In order to improve on performance, you would have to
Implement some kind of hash algorithm working directly on lists (more or less reimplementing the hashing of tuples but for lists)
Somehow reimplement the Counter class in order to use this hash algorithm and provide some suitable output (this class would probably use a dictionary using the hash values as key and a combination of the "original" list and the count as value)
At least the first step would need to be done in C/C++ in order to match the speed of the internal hash function. If you know the type of the list elements you could probably even improve the performance.
As for the Counter class I do not know if it's standard implementation is in Python or in C, if the latter is the case you'll probably also have to reimplement it in C in order to achieve the same (or better) performance.
So the question "Is there a better solution" cannot be answered (as always) without knowing your specific requirements.

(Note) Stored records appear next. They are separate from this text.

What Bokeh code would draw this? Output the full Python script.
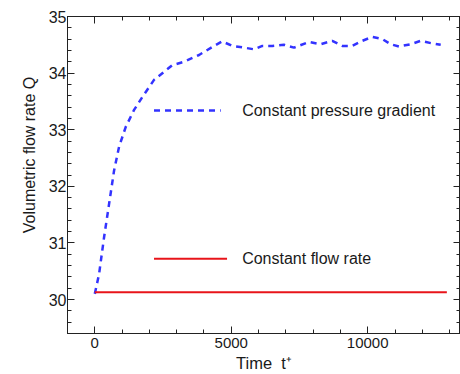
from bokeh.plotting import figure
from bokeh.models import Range1d, SingleIntervalTicker, LinearAxis, Label
from bokeh.embed import file_html
from bokeh.resources import INLINE

# Constant pressure gradient: flow rate vs time
t_pg = [0, 157, 340, 524, 707, 890, 1135, 1440, 1745, 2170, 2840, 3270, 3820, 4300,
        4670, 5040, 5470, 5835, 6140, 6505, 6935, 7300, 7850, 8280, 8700, 9070,
        9435, 9800, 10170, 10535, 10840, 11150, 11575, 11940, 12310, 12675]
q_pg = [30.10, 30.45, 31.10, 31.69, 32.28, 32.70, 33.05, 33.35, 33.58, 33.88, 34.14, 34.20,
        34.32, 34.46, 34.56, 34.48, 34.45, 34.42, 34.48, 34.48, 34.50, 34.45, 34.55, 34.51,
        34.57, 34.48, 34.48, 34.57, 34.64, 34.60, 34.51, 34.47, 34.51, 34.57, 34.53, 34.50]

# Constant flow rate
t_cf = [0, 12900]
q_cf = [30.13, 30.13]

label_pg = "Constant pressure gradient"
label_cf = "Constant flow rate"
x_label = "Time\u00a0\u00a0t\u207a"
y_label = "Volumetric flow rate Q"

FONT = "Liberation Sans"
TXT = "#1a1a1a"
BLUE = "#3333ff"
RED = "#e8141a"

p = figure(width=460, height=374, output_backend="svg", toolbar_location=None,
           x_range=Range1d(-1000, 13400), y_range=Range1d(29.4, 35.0),
           min_border_left=67, min_border_right=0, min_border_top=16, min_border_bottom=41,
           background_fill_color="white", border_fill_color="white")
p.outline_line_color = "#222222"
p.grid.visible = False

blue = p.line(t_pg, q_pg, line_color=BLUE, line_width=2.5, line_dash="6 5")
red = p.line(t_cf, q_cf, line_color=RED, line_width=2)

def style_axis(ax, labels=True, size="15px"):
    ax.axis_line_color = "#222222"
    ax.major_tick_line_color = "#222222"
    ax.minor_tick_line_color = "#222222"
    ax.major_tick_in = 7
    ax.major_tick_out = 0
    ax.minor_tick_in = 4
    ax.minor_tick_out = 0
    if labels:
        ax.major_label_text_font = FONT
        ax.major_label_text_font_size = size
        ax.major_label_text_color = TXT
    else:
        ax.major_label_text_font_size = "0px"
        ax.major_label_text_color = None
        ax.major_label_standoff = 0

xa = p.xaxis[0]
xa.ticker = SingleIntervalTicker(interval=5000, num_minor_ticks=5)
style_axis(xa, True, "15px")
xa.major_label_standoff = 4
xa.axis_label = x_label
xa.axis_label_text_font = FONT
xa.axis_label_text_font_size = "16.5px"
xa.axis_label_text_font_style = "normal"
xa.axis_label_text_color = TXT
xa.axis_label_standoff = 3

ya = p.yaxis[0]
ya.ticker = SingleIntervalTicker(interval=1, num_minor_ticks=5)
style_axis(ya, True, "16px")
ya.major_label_standoff = 1
# leading no-break spaces lift the centred label, as in the original
ya.axis_label = "\u00a0" * 9 + y_label
ya.axis_label_text_font = FONT
ya.axis_label_text_font_size = "16px"
ya.axis_label_text_font_style = "normal"
ya.axis_label_text_color = TXT
ya.axis_label_standoff = 8

top = LinearAxis(ticker=SingleIntervalTicker(interval=5000, num_minor_ticks=5))
style_axis(top, False)
p.add_layout(top, "above")
right = LinearAxis(ticker=SingleIntervalTicker(interval=1, num_minor_ticks=5))
style_axis(right, False)
p.add_layout(right, "right")

# In-plot key (line samples + labels), placed in data space
KEY_X0 = 2170
KEY_X1_PG = 4615
KEY_X1_CF = 4846
KEY_TX = 5400
KEY_Y_PG = 33.34
KEY_Y_CF = 30.72

p.segment(x0=[KEY_X0], y0=[KEY_Y_PG], x1=[KEY_X1_PG], y1=[KEY_Y_PG],
          line_color=BLUE, line_width=2.5, line_dash="6 5")
p.segment(x0=[KEY_X0], y0=[KEY_Y_CF], x1=[KEY_X1_CF], y1=[KEY_Y_CF],
          line_color=RED, line_width=2)
for txt, yy in ((label_pg, KEY_Y_PG), (label_cf, KEY_Y_CF)):
    p.add_layout(Label(x=KEY_TX, y=yy, text=txt, text_baseline="middle", text_align="left",
                       text_font=FONT, text_font_size="16px", text_color=TXT))

open("out.html", "w").write(file_html(p, INLINE))
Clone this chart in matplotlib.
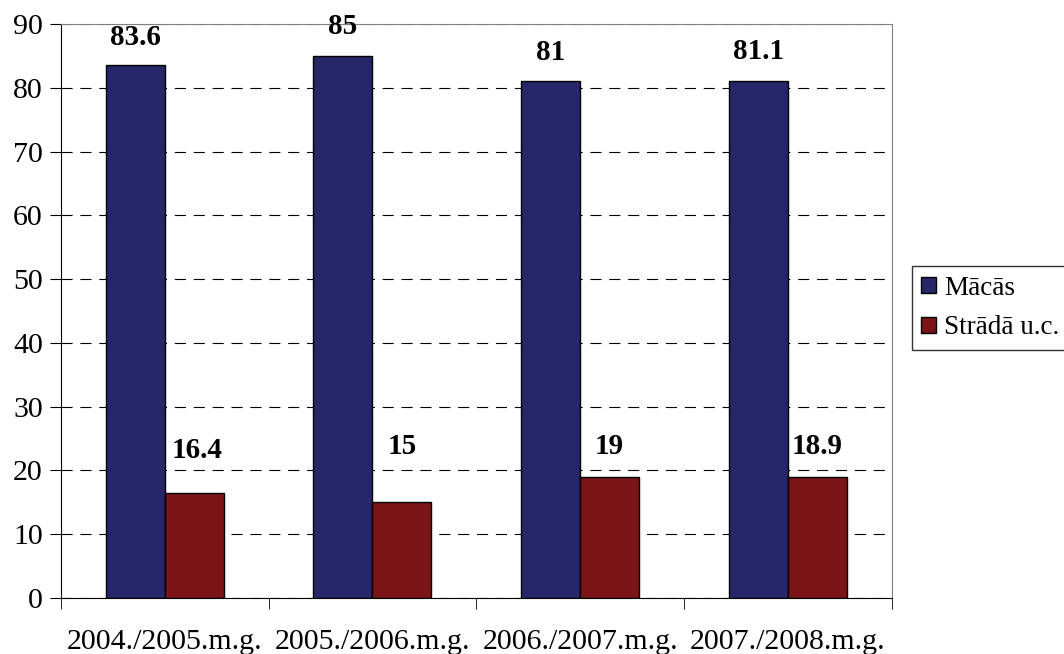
import matplotlib.pyplot as plt
import numpy as np

plt.rcParams['font.family'] = ['Liberation Serif', 'DejaVu Serif']
plt.rcParams['font.size'] = 21.5

years = ["2004./2005.m.g.", "2005./2006.m.g.", "2006./2007.m.g.", "2007./2008.m.g."]
macas = [83.6, 85, 81, 81.1]
strada = [16.4, 15, 19, 18.9]
labels_macas = ["83.6", "85", "81", "81.1"]
labels_strada = ["16.4", "15", "19", "18.9"]

blue = "#262668"
red = "#7b1416"

fig = plt.figure(figsize=(10.64, 6.54), dpi=100)
ax = fig.add_axes([0.0573, 0.0856, 0.7807, 0.8777])

x = np.arange(len(years))
w = 0.284
b1 = ax.bar(x - w/2, macas, w, color=blue, edgecolor="black", linewidth=1, label="Mācās", zorder=3)
b2 = ax.bar(x + w/2, strada, w, color=red, edgecolor="black", linewidth=1, label="Strādā u.c.", zorder=3)

# label offsets in points
off_m = [20, 21, 21, 21]
off_s = [31, 40, 22, 22]
for i in range(len(years)):
    ax.annotate(labels_macas[i], (x[i] - w/2, macas[i]), xytext=(0, off_m[i]),
                textcoords="offset points", ha="center", va="center",
                fontweight="bold", fontsize=21)
    ax.annotate(labels_strada[i], (x[i] + w/2, strada[i]), xytext=(2 if i == 0 else 0, off_s[i]),
                textcoords="offset points", ha="center", va="center",
                fontweight="bold", fontsize=21)

ax.set_xlim(-0.5, len(years) - 0.5)
ax.set_ylim(0, 90)
ax.set_yticks(np.arange(0, 91, 10))
ax.yaxis.grid(True, color="black", linestyle=(0, (10, 7)), linewidth=0.8)
ax.set_axisbelow(True)

ax.set_xticks(x)
ax.set_xticklabels(years)
ax.set_xticks(np.arange(-0.5, len(years), 1), minor=True)
ax.tick_params(axis="x", which="major", length=0, pad=22)
ax.tick_params(axis="x", which="minor", length=8, direction="out")
ax.tick_params(axis="y", length=8, direction="out", pad=5)

ax.spines["top"].set_color("#808080")
ax.spines["right"].set_color("#808080")
ax.spines["left"].set_color("black")
ax.spines["bottom"].set_color("black")

leg = fig.legend(handles=[b1, b2], loc="center left", bbox_to_anchor=(0.857, 0.529),
                 frameon=True, fancybox=False, edgecolor="black", handlelength=0.55,
                 handleheight=0.55, handletextpad=0.3, borderpad=0.35, labelspacing=0.55,
                 borderaxespad=0, fontsize=19.5)
leg.get_frame().set_linewidth(1)

fig.savefig("out.png", dpi=100)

list = [ [1,2,3], [2,3,4], [1,2,3] ]
repeats = []
unique = 0
for i in list:
count = 0;
if i not in repeats:
for i2 in list:
if i == i2:
count += 1
if count > 1:
repeats.append(i)
elif count == 1:
unique += 1
print "Repeated Items"
for r in repeats:
print r,
print "\nUnique items:", unique
loops through the list to find repeated sequences, while skipping items if they have already been detected as repeats, and adds them into the repeats list, while counting the number of unique lists.